Shocking Revelation: Panel Declares Decongestant in Cold Medicines Ineffective

An advisory panel to the Food and Drug Administration unanimously agreed on Tuesday that phenylephrine, a common decongestant ingredient found in many over-the-counter cold medicines, is ineffective for relieving nasal congestion.

This decision sets the stage for the agency to potentially ban phenylephrine from these products, leading to the removal of hundreds of items from store shelves, including popular brands like Tylenol, Mucinex, and Benadryl cold and flu remedies.

However, it may take several months for the FDA to finalize its decision, and there may be challenges to the findings. This could further delay any product substitutions or removal of stock from stores.

In the meantime, experts recommend that consumers remain calm and avoid discarding all the drugs in their medicine cabinets. While phenylephrine is ineffective for nasal congestion relief when taken orally, it is not considered dangerous. These products still contain other ingredients that can help alleviate cold symptoms.

The panel based their unanimous vote on a review of various studies, which concluded that phenylephrine is essentially useless and no better than a placebo.

Some advisers noted that taking phenylephrine only delays the use of more effective remedies.

“We have better options in the over-the-counter space to help our patients, and the studies do not support that this is an effective drug,” said Maria Coyle, chairwoman of the panel and associate professor of pharmacy at Ohio State University.

Dr. Leslie Hendeles, a pharmacist from the University of Florida, explained, “If you have a stuffy nose and you take this medicine, you will still have a stuffy nose.” He and his colleagues initially petitioned the FDA in 2007 to remove phenylephrine from the market.

Each cold and flu season, millions of Americans rely on at least 250 products containing phenylephrine, which generated nearly $1.8 billion in sales last year. Some examples include Sudafed Sinus Congestion, Tylenol Cold & Flu Severe, NyQuil Severe Cold & Flu, Theraflu Severe Cold Relief, and Mucinex Sinus Max.

These products typically contain two oral decongestants: phenylephrine and pseudoephedrine.

Under previous FDA standards, phenylephrine was considered safe and effective because it constricts blood vessels in the nasal passages. Nasal sprays with phenylephrine are still considered effective, as well as its use in surgery or eye dilation. Nasal sprays containing oxymetazoline are also effective for nasal congestion.

Other options for easing congestion during a cold include products containing oral pseudoephedrine, nasal steroids like Flonase, nasal antihistamines, and oral pseudoephedrine for hay fever or allergic rhinitis.

Many popular cold and flu products not specifically targeting congestion do not contain phenylephrine.

If phenylephrine is removed from these products, it could disrupt the market and potentially lead to increased use of pseudoephedrine, which is restricted due to its misuse in meth labs.
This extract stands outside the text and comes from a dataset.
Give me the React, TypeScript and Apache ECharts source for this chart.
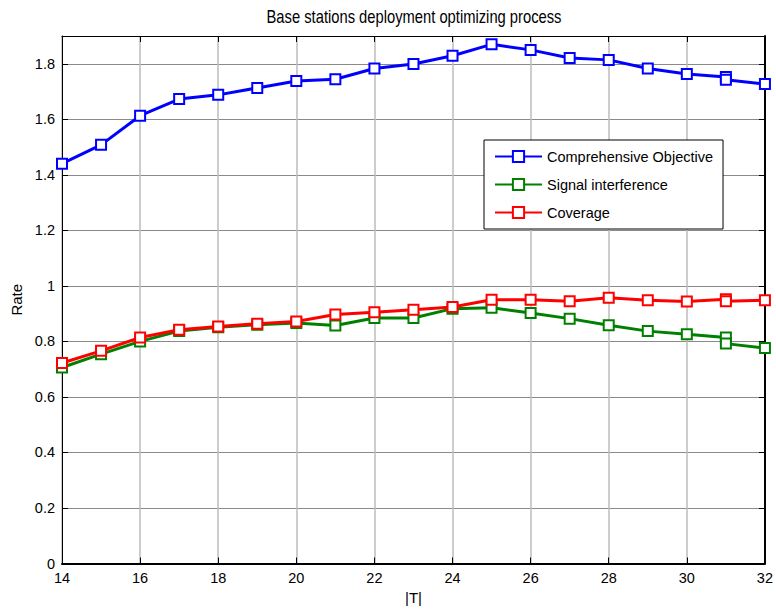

Buying pseudoephedrine products can be a tedious process, as they are kept behind store counters, have purchase limits, and require age verification.

Pseudoephedrine can also cause side effects such as increased blood pressure, jitters, and wakefulness, according to Dr. Hendeles.
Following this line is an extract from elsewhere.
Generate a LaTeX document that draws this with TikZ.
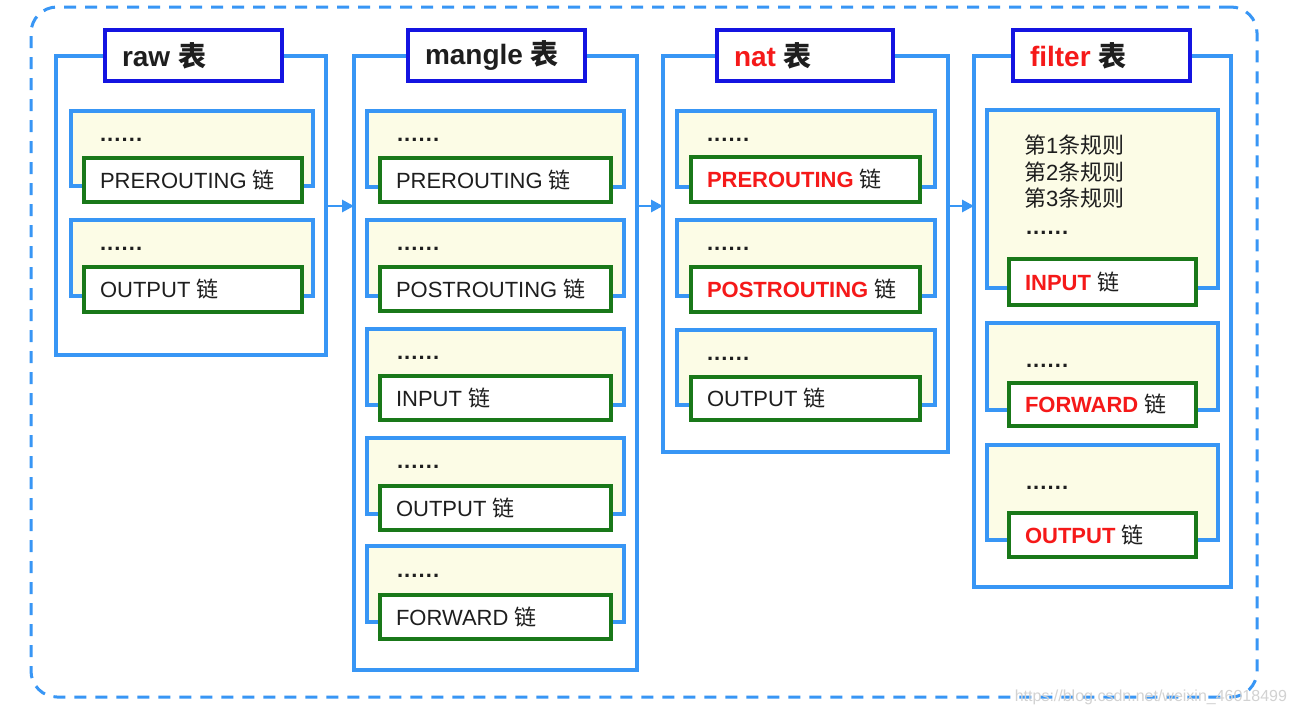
\documentclass[tikz,border=0pt]{standalone}
\usepackage{fontspec}
\setmainfont{Liberation Sans}
\newfontfamily\cjk{Noto Sans CJK SC}
\usetikzlibrary{arrows.meta}
\definecolor{lineblue}{RGB}{56,150,245}
\definecolor{titleblue}{RGB}{20,20,225}
\definecolor{chaingreen}{RGB}{25,120,25}
\definecolor{softyellow}{RGB}{252,252,230}
\definecolor{hotred}{RGB}{245,25,25}
\definecolor{inktext}{RGB}{30,30,30}
\newcommand\rbox[6]{%
  \node[#1, anchor=north west, minimum width={#5-#3}, minimum height={#6-#4}] (#2) at (#3,#4) {};}
\newcommand\sixdots{.\kern1.1pt.\kern1.1pt.\kern1.1pt.\kern1.1pt.\kern1.1pt.}
\newcommand\redtxt[1]{\textcolor{hotred}{\bfseries #1}}
\begin{document}
\begin{tikzpicture}[x=1pt,y=-1pt,
  every node/.style={inner sep=0pt, outer sep=0pt},
  tablebox/.style={draw=lineblue, line width=3.2pt, fill=white},
  titlebox/.style={draw=titleblue, line width=3.4pt, fill=white},
  subbox/.style={draw=lineblue, line width=3.2pt, fill=softyellow},
  chainbox/.style={draw=chaingreen, line width=3.4pt, fill=white},
  chaintxt/.style={anchor=west, text=inktext, font=\fontsize{22}{26}\selectfont},
  titletxt/.style={anchor=west, text=inktext, font=\fontsize{28}{32}\selectfont\bfseries},
  dotstxt/.style={anchor=west, text=inktext, font=\fontsize{22}{26}\selectfont\bfseries},
  flowarrow/.style={draw=lineblue, line width=2.8pt, -{Triangle[length=12pt,width=12pt]}},
]
\useasboundingbox (0,0) rectangle (1295,715);
\fill[white] (0,0) rectangle (1295,715);
% outer dashed frame
\node[draw=lineblue, line width=3pt, dash pattern=on 12pt off 9pt, rounded corners=26pt,
  anchor=north west, minimum width=1226, minimum height=690] (frame) at (31,7) {};
% ---------- raw ----------
\rbox{tablebox}{raw}{56}{56}{326}{355}
\rbox{titlebox}{rawT}{105}{30}{282}{81}
\node[titletxt] at ([xshift=17pt]rawT.west) {raw {\cjk\bfseries 表}};
\rbox{subbox}{rawS1}{71}{111}{313}{186}
\rbox{chainbox}{rawG1}{84}{158}{302}{202}
\node[dotstxt] at (100,140) {\sixdots};
\node[chaintxt] at ([xshift=16pt]rawG1.west) {PREROUTING {\cjk 链}};
\rbox{subbox}{rawS2}{71}{220}{313}{296}
\rbox{chainbox}{rawG2}{84}{267}{302}{312}
\node[dotstxt] at (100,249) {\sixdots};
\node[chaintxt] at ([xshift=16pt]rawG2.west) {OUTPUT {\cjk 链}};
% ---------- mangle ----------
\rbox{tablebox}{mangle}{354}{56}{637}{670}
\rbox{titlebox}{mangleT}{408}{30}{585}{81}
\node[titletxt] at ([xshift=17pt]mangleT.west) {mangle {\cjk\bfseries 表}};
\rbox{subbox}{mS1}{367}{111}{624}{187}
\rbox{chainbox}{mG1}{380}{158}{611}{202}
\node[dotstxt] at (397,140) {\sixdots};
\node[chaintxt] at ([xshift=16pt]mG1.west) {PREROUTING {\cjk 链}};
\rbox{subbox}{mS2}{367}{220}{624}{296}
\rbox{chainbox}{mG2}{380}{267}{611}{311}
\node[dotstxt] at (397,249) {\sixdots};
\node[chaintxt] at ([xshift=16pt]mG2.west) {POSTROUTING {\cjk 链}};
\rbox{subbox}{mS3}{367}{329}{624}{405}
\rbox{chainbox}{mG3}{380}{376}{611}{420}
\node[dotstxt] at (397,358) {\sixdots};
\node[chaintxt] at ([xshift=16pt]mG3.west) {INPUT {\cjk 链}};
\rbox{subbox}{mS4}{367}{438}{624}{514}
\rbox{chainbox}{mG4}{380}{486}{611}{530}
\node[dotstxt] at (397,467) {\sixdots};
\node[chaintxt] at ([xshift=16pt]mG4.west) {OUTPUT {\cjk 链}};
\rbox{subbox}{mS5}{367}{546}{624}{622}
\rbox{chainbox}{mG5}{380}{595}{611}{639}
\node[dotstxt] at (397,576) {\sixdots};
\node[chaintxt] at ([xshift=16pt]mG5.west) {FORWARD {\cjk 链}};
% ---------- nat ----------
\rbox{tablebox}{nat}{663}{56}{948}{452}
\rbox{titlebox}{natT}{717}{30}{893}{81}
\node[titletxt] at ([xshift=17pt]natT.west) {\textcolor{hotred}{nat} {\cjk\bfseries 表}};
\rbox{subbox}{nS1}{677}{111}{935}{187}
\rbox{chainbox}{nG1}{691}{157}{920}{202}
\node[dotstxt] at (707,140) {\sixdots};
\node[chaintxt] at ([xshift=16pt]nG1.west) {\redtxt{PREROUTING} {\cjk 链}};
\rbox{subbox}{nS2}{677}{220}{935}{296}
\rbox{chainbox}{nG2}{691}{267}{920}{312}
\node[dotstxt] at (707,249) {\sixdots};
\node[chaintxt] at ([xshift=16pt]nG2.west) {\redtxt{POSTROUTING} {\cjk 链}};
\rbox{subbox}{nS3}{677}{330}{935}{405}
\rbox{chainbox}{nG3}{691}{377}{920}{420}
\node[dotstxt] at (707,359) {\sixdots};
\node[chaintxt] at ([xshift=16pt]nG3.west) {OUTPUT {\cjk 链}};
% ---------- filter ----------
\rbox{tablebox}{filter}{974}{56}{1231}{587}
\rbox{titlebox}{filterT}{1013}{30}{1190}{81}
\node[titletxt] at ([xshift=17pt]filterT.west) {\textcolor{hotred}{filter} {\cjk\bfseries 表}};
\rbox{subbox}{fS1}{987}{110}{1218}{288}
\rbox{chainbox}{fG1}{1009}{259}{1196}{305}
\node[chaintxt] at (1024,145) {{\cjk 第}1{\cjk 条规则}};
\node[chaintxt] at (1024,172) {{\cjk 第}2{\cjk 条规则}};
\node[chaintxt] at (1024,198) {{\cjk 第}3{\cjk 条规则}};
\node[dotstxt] at (1026,233) {\sixdots};
\node[chaintxt] at ([xshift=16pt]fG1.west) {\redtxt{INPUT} {\cjk 链}};
\rbox{subbox}{fS2}{987}{323}{1218}{410}
\rbox{chainbox}{fG2}{1009}{383}{1196}{426}
\node[dotstxt] at (1026,366) {\sixdots};
\node[chaintxt] at ([xshift=16pt]fG2.west) {\redtxt{FORWARD} {\cjk 链}};
\rbox{subbox}{fS3}{987}{445}{1218}{540}
\rbox{chainbox}{fG3}{1009}{513}{1196}{557}
\node[dotstxt] at (1026,488) {\sixdots};
\node[chaintxt] at ([xshift=16pt]fG3.west) {\redtxt{OUTPUT} {\cjk 链}};
% ---------- arrows ----------
\coordinate (arrowy) at (0,206);
\draw[flowarrow] (raw.east |- arrowy) -- (mangle.west |- arrowy);
\draw[flowarrow] (mangle.east |- arrowy) -- (nat.west |- arrowy);
\draw[flowarrow] (nat.east |- arrowy) -- (filter.west |- arrowy);
% watermark
\node[anchor=east, text=gray!35, font=\fontsize{16}{18}\selectfont] (wm) at (1287,697) {https://blog.csdn.net/weixin\_46018499};
\end{tikzpicture}
\end{document}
The issue of phenylephrine’s effectiveness has been debated at the FDA for decades.

Dr. Hendeles, now an emeritus professor, has been evaluating the ingredient since 1993 and stated, “Quality research has told the true story about phenylephrine.”

The potential benefits of discontinuing phenylephrine use, as suggested by the FDA, include avoiding unnecessary costs and delays in care by not taking a drug without any benefit.

Consumers should not take additional doses of combination cold medicines containing phenylephrine if one dose does not provide relief. Excessive consumption of other ingredients in these products can be dangerous.

The Consumer Healthcare Products Association, representing companies that produce over-the-counter drugs, disagreed with the panel’s recommendation. They claim that phenylephrine is both safe and effective, and removing it would lead to negative consequences.

According to Marcia D. Howard, vice president of regulatory and scientific affairs for the Consumer Healthcare Products Association, removing phenylephrine would burden consumers and strain the U.S. healthcare system.

It may be some time before any changes are announced, but the FDA has already indicated that phenylephrine is ineffective. The agency will consider the comments and opinions of its panel experts before making a final decision.

As is often the case when the FDA proposes regulations that impact major corporations, efforts to delay the decision, such as lawsuits and lobbying, are expected. The agency may also provide a grace period for drug companies to replace ingredients if necessary.